Adding insult to injury, my mom’s boyfriend, Richie wandered into the kitchen that night as I looked for a snack and thought all was forgotten, and said, “Hi plucky.”

“Why did you tell him?” I screamed out.

In-between her laughter mom said, “I told him to say, “Hi plucky, he has no idea why.”

I didn’t care to be a man anymore. I didn’t care for mothers and their puppet boyfriends or older brothers or younger siblings or recorders or signs anymore either.

Nicholas and Alexander are looking up at me, curious as to who may be right. I say, “You’re both wrong, the first sign of being a man is never calling out mercy when I do this:” I bring the two of them together back to back and squeeze them into a bear hug. I pick them up and twirl them around. Their eyes go this way and that way as they giggle, and never say “mercy.”

As I place them down I feel the unease of a full bladder.

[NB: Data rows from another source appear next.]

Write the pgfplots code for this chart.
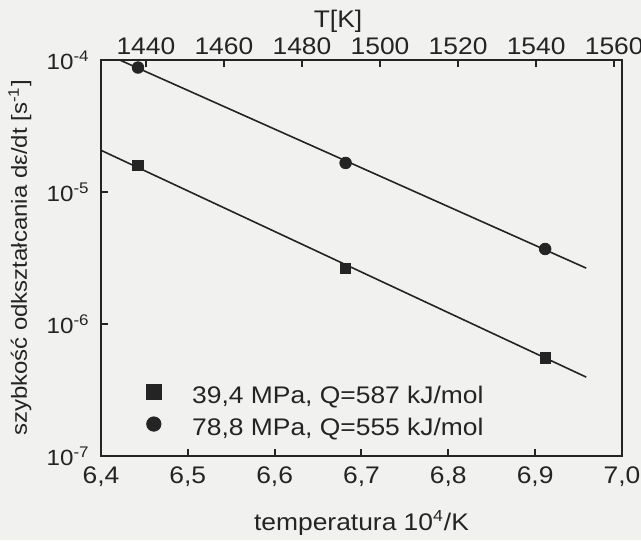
\documentclass[border=0pt]{standalone}
\usepackage{fontspec}
\setmainfont{Liberation Sans}[FakeStretch=1.1]
\usepackage{pgfplots}
\pgfplotsset{compat=1.18}
\definecolor{bg}{RGB}{241,241,239}
\definecolor{ink}{RGB}{36,36,36}
\begin{document}
\fontsize{12}{14}\selectfont
\begin{tikzpicture}
\useasboundingbox (-50.5pt,-42pt) rectangle (270pt,228pt);
\fill[bg] (-50.5pt,-42pt) rectangle (270pt,228pt);
\begin{axis}[
  at={(0pt,0pt)}, anchor=south west,
  scale only axis, width=260.5pt, height=198pt,
  xmin=6.4, xmax=7.0, ymode=log, ymin=1e-7, ymax=1e-4,
  axis line style={ink, line width=1pt},
  every tick/.style={ink, line width=1pt},
  major tick length=3.5pt,
  tick align=inside,
  xtick pos=bottom, ytick pos=left,
  xtick={6.4,6.5,6.6,6.7,6.8,6.9,7.0},
  ytick={1e-7,1e-6,1e-5,1e-4},
  yticklabels={10\textsuperscript{-7},10\textsuperscript{-6},10\textsuperscript{-5},10\textsuperscript{-4}},
  yminorticks=false,
  xticklabel style={text=ink, yshift=-1pt, /pgf/number format/.cd, use comma, fixed, fixed zerofill, precision=1, assume math mode=true},
  yticklabel style={text=ink, font=\fontsize{11}{13}\selectfont, xshift=-1.5pt},
  xlabel={temperatura 10\textsuperscript{4}/K},
  ylabel={szybkość odkształcania dε/dt [s\textsuperscript{-1}]},
  xlabel style={at={(axis description cs:0.5,-0.169)}, anchor=center, text=ink},
  ylabel style={at={(axis description cs:-0.1555,0.5)}, anchor=center, text=ink, font=\fontsize{10.9}{13}\selectfont},
  legend style={at={(axis description cs:0.0845,0.0353)}, anchor=south west,
    draw=none, fill=none, inner sep=0pt, row sep=3pt, column sep=0pt,
    font=\fontsize{12}{15}\selectfont,
    nodes={inner sep=0pt, text height=10pt, text depth=3pt, text=ink}},
  legend cell align=left,
  legend image code/.code={\draw[#1, mark size=3.6pt] plot coordinates {(0pt,2.3pt)}; \path (-4pt,0pt) (19pt,0pt);},
]
\addplot[ink, line width=0.8pt, forget plot] coordinates {(6.4,2.07e-5) (6.9588,3.96e-7)};
\addplot[ink, line width=0.8pt, forget plot] coordinates {(6.4,1.157e-4) (6.9588,2.65e-6)};
\addplot[only marks, mark=square*, mark size=2.6pt, ink, fill=ink] coordinates {(6.4426,1.59e-5) (6.6817,2.65e-6) (6.9115,5.52e-7)};
\addlegendentry{39,4 MPa, Q=587 kJ/mol}
\addplot[only marks, mark=*, mark size=2.9pt, ink, fill=ink] coordinates {(6.4426,8.77e-5) (6.6817,1.66e-5) (6.9115,3.70e-6)};
\addlegendentry{78,8 MPa, Q=555 kJ/mol}
\end{axis}
\begin{axis}[
  at={(0pt,0pt)}, anchor=south west,
  scale only axis, width=260.5pt, height=198pt,
  xmin=1428.5, xmax=1562, ymin=0, ymax=1,
  axis x line*=top, axis y line=none,
  axis line style={ink, line width=1pt, -},
  every tick/.style={ink, line width=1pt},
  major tick length=3.5pt,
  tick align=inside,
  xtick={1440,1460,1480,1500,1520,1540,1560},
  xticklabel style={text=ink, yshift=-1.5pt, /pgf/number format/.cd, 1000 sep={}, assume math mode=true},
  xlabel={T[K]},
  xlabel style={at={(axis description cs:0.455,1.0985)}, anchor=center, text=ink},
]
\end{axis}
\end{tikzpicture}
\end{document}
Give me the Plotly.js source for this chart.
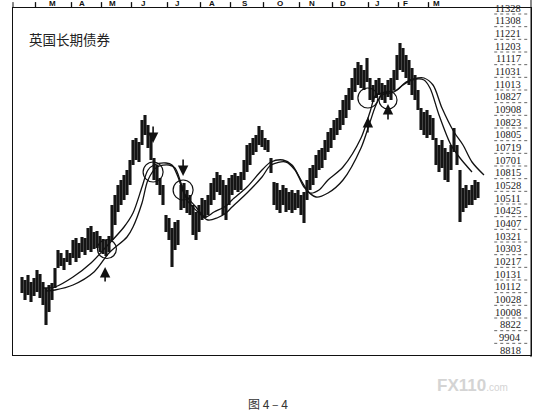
<!DOCTYPE html>
<html><head><meta charset="utf-8">
<script src="https://cdn.plot.ly/plotly-3.0.1.min.js"></script>
<style>html,body{margin:0;padding:0;background:#fff}#chart{width:546px;height:414px}</style>
</head><body><div id="chart"></div>
<script>
// Month letters along the top, month boundaries (bar index), label positions (bar index)
const months = ['M','A','M','J','J','A','S','O','N','D','J','F','M'];
const monthStart = [4.5,16.5,26.5,36.5,48.5,59.5,69.5,80.5,92.5,103.5,115.5,125.5,135.5];
const monthLabelAt = [10,20,30.3,40.3,51.7,63.3,74.3,86,96.7,107,118.3,127.7,138.3];

// Right-hand price column (top to bottom, as printed)
const priceLabels = ['11328','11308','11221','11203','11117','11031','11013','10827','10908','10823','10805','10719','10701','10815','10528','10511','10425','10407','10321','10303','10217','10131','10112','10028','10008','8822','9904','8818'];

// Bar highs / lows (chart units), one bar per index
const highs = [78,75,80,73,77,85,81,73,67,70,
72,87,105,102,97,105,102,115,117,112,
118,117,127,129,123,124,119,116,115,119,
150,160,170,175,180,185,195,215,217,213,
235,240,230,220,197,190,177,170,140,137,
127,133,135,170,172,165,160,150,143,150,
157,155,160,172,177,183,180,175,170,177,
180,182,179,183,195,210,212,217,220,229,
225,217,215,197,173,172,165,170,167,163,
165,162,165,160,163,175,187,190,200,205,
207,215,223,227,235,237,245,255,260,267,
277,287,293,290,285,297,277,270,275,277,
272,270,275,277,285,300,312,307,300,295,
287,280,265,247,243,245,240,237,217,210,
215,207,203,210,227,210,185,167,170,165,
170,175,173];
const lows = [62,55,60,53,59,63,57,50,30,43,
55,67,87,89,85,93,90,97,93,97,
103,100,105,103,106,107,103,101,99,103,
115,130,143,150,155,160,170,190,195,193,
210,220,207,195,175,170,160,150,123,115,
88,105,110,145,147,142,140,120,115,123,
135,137,140,150,155,163,160,140,135,150,
160,165,163,165,175,183,190,200,203,210,
208,205,203,182,150,145,142,150,143,145,
142,145,147,140,132,155,165,170,177,185,
187,195,203,207,215,220,225,230,237,245,
255,263,270,267,265,273,255,253,257,260,
255,252,258,255,265,275,285,283,277,270,
260,255,245,225,220,217,220,215,190,183,
187,175,173,185,203,190,133,143,147,150,
150,155,157];

// Two moving averages
const maAx = [7,11,17,23,28,34,37,40,42,44,48,50,52,54,58,61,64,68,70,75,80,83,87,90,93,96,99,102,107,113,116,118,122,125,128,132,134,137,140,144,147,150,154];
const maAv = [67,68,78,92,108,128,142,168,185,190,192,190,178,162,148,138,143,149,155,168,185,193,195,190,175,162,165,175,188,217,243,260,263,265,273,277,277,270,247,223,210,193,180];
const maBx = [8,11,17,24,29,35,37,40,42,45,49,51,53,55,59,62,65,68,70,75,80,83,88,91,94,98,102,107,113,116,118,120,124,127,130,134,136,139,143,146,150];
const maBv = [64,65,70,83,102,118,128,152,175,188,190,187,172,155,142,135,137,142,148,162,178,190,193,185,168,158,162,175,207,233,250,260,263,270,275,275,267,240,210,197,183];

// Circles and arrows drawn on the chart
const circX = [28.3,43.7,53.7,115.3,122];
const circV = [106,183,165,257,255];
const circR = [9.5,10,10,10,9];
const arrowX = [27.7,43.7,53.7,115.3,122];
const arrowHead = [88,212,179,238,251];
const arrowTail = [72,230,197,221,234];

const title = '英国长期债券';
const caption = '图 4 – 4';

// ---- build ----
const bx = [], by = [];
highs.forEach((h, i) => { bx.push(i, i, null); by.push(lows[i], h, null); });

const traces = [
  {x: bx, y: by, type: 'scatter', mode: 'lines', line: {color: '#151515', width: 3.1}, hoverinfo: 'skip', showlegend: false},
  {x: maAx, y: maAv, type: 'scatter', mode: 'lines', line: {color: '#111', width: 1.3, shape: 'spline', smoothing: 0.9}, showlegend: false},
  {x: maBx, y: maBv, type: 'scatter', mode: 'lines', line: {color: '#111', width: 1.3, shape: 'spline', smoothing: 0.9}, showlegend: false}
];

const pxPerX = 3; // plot width 518 px over 172.667 units
const shapes = [];
circX.forEach((cx, i) => {
  const r = circR[i];
  shapes.push({type: 'circle', xref: 'x', yref: 'y', x0: cx - r / pxPerX, x1: cx + r / pxPerX, y0: circV[i] - r, y1: circV[i] + r, line: {color: '#111', width: 1.2}});
});
const labelPos = priceLabels.map((_, i) => 347 - (342 / 27) * i);
labelPos.forEach((v, i) => {
  if (i < labelPos.length - 1) shapes.push({type: 'line', xref: 'paper', yref: 'y', x0: 0.929, x1: 0.994, y0: v - 6, y1: v - 6, line: {color: '#666', width: 1, dash: 'dot'}});
});
monthStart.forEach(m => shapes.push({type: 'line', xref: 'x', yref: 'paper', x0: m, x1: m, y0: 1, y1: 1.017, line: {color: '#111', width: 1.3}}));
shapes.push({type: 'line', xref: 'paper', yref: 'paper', x0: 1, x1: 1, y0: -0.006, y1: 1.023, line: {color: '#111', width: 1}});
shapes.push({type: 'line', xref: 'paper', yref: 'paper', x0: 0, x1: 0, y0: 1, y1: 1.017, line: {color: '#111', width: 1}});

const annotations = [];
months.forEach((m, i) => annotations.push({x: monthLabelAt[i], xref: 'x', y: 1, yref: 'paper', yanchor: 'bottom', yshift: -2, text: m, showarrow: false, font: {family: 'Liberation Sans, Arial, sans-serif', size: 8, color: '#111', weight: 'bold'}}));
priceLabels.forEach((t, i) => annotations.push({x: 0.985, xref: 'paper', xanchor: 'right', y: labelPos[i], yref: 'y', yanchor: 'middle', text: t, showarrow: false, font: {family: 'Liberation Serif, Times New Roman, serif', size: 10.5, color: '#222'}}));
arrowX.forEach((x, i) => annotations.push({x: x, y: arrowHead[i], ax: x, ay: arrowTail[i], xref: 'x', yref: 'y', axref: 'x', ayref: 'y', text: '', showarrow: true, arrowhead: 2, arrowsize: 1.3, arrowwidth: 1.6, arrowcolor: '#111', standoff: 0}));
annotations.push({x: 0.027, xref: 'paper', xanchor: 'left', y: 0.911, yref: 'paper', yanchor: 'middle', text: title, showarrow: false, font: {family: 'Noto Sans CJK SC, sans-serif', size: 13.5, color: '#222'}});
annotations.push({x: 0.4923, xref: 'paper', xanchor: 'center', y: -0.141, yref: 'paper', yanchor: 'middle', text: caption, showarrow: false, font: {family: 'Noto Sans CJK SC, sans-serif', size: 12, color: '#333'}});
annotations.push({x: 0.888, xref: 'paper', xanchor: 'center', y: -0.0865, yref: 'paper', yanchor: 'middle', text: '<b>FX110</b><span style="font-size:10px">.com</span>', showarrow: false, font: {family: 'Liberation Sans, Arial, sans-serif', size: 17, color: '#d4d4d4'}});

const layout = {
  width: 546, height: 414,
  margin: {l: 13, r: 15, t: 8, b: 59},
  paper_bgcolor: '#fff', plot_bgcolor: '#fff',
  showlegend: false,
  xaxis: {range: [-3, 169.667], showticklabels: false, ticks: '',
          showline: true, mirror: true, linecolor: '#111', linewidth: 1, showgrid: false, zeroline: false, fixedrange: true},
  yaxis: {range: [0, 347], showticklabels: false, ticks: '', showline: true, mirror: true, linecolor: '#111', linewidth: 1, showgrid: false, zeroline: false, fixedrange: true},
  shapes: shapes,
  annotations: annotations
};

Plotly.newPlot('chart', traces, layout, {displayModeBar: false, staticPlot: true});
</script>
</body></html>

“I need to use the bathroom.” I tell them. The closest one is at the pizzeria down the block.

“We can get a bite to eat too,” I say as we start walking.

Watching Nicholas and Alexander skip along and talk about trading Pokémon cards I realize the blatant signs of my manhood. There’s my ex-wife, my rented one bedroom apartment, and most certainly there’s my high mileage Acura that rattles and sometimes doesn’t start till I pop open the hood, say a prayer, and whack at the battery six times; three for each positive and negative contact point.

At the pizzeria I order three plain slices, seat the boys, and hurry into the bathroom. Inside, I watch a yellow stream form suds in the toilet water as I relieve myself. The light illuminates the first sign of my manhood; the now prominent, “happy trail.” I start laughing hysterically, like my brothers, sisters, and mother did so many years ago, as an old recorder plays in the back of my head, over and over again, “I pluck them.”

*Names have been changed to protect the privacy of individuals.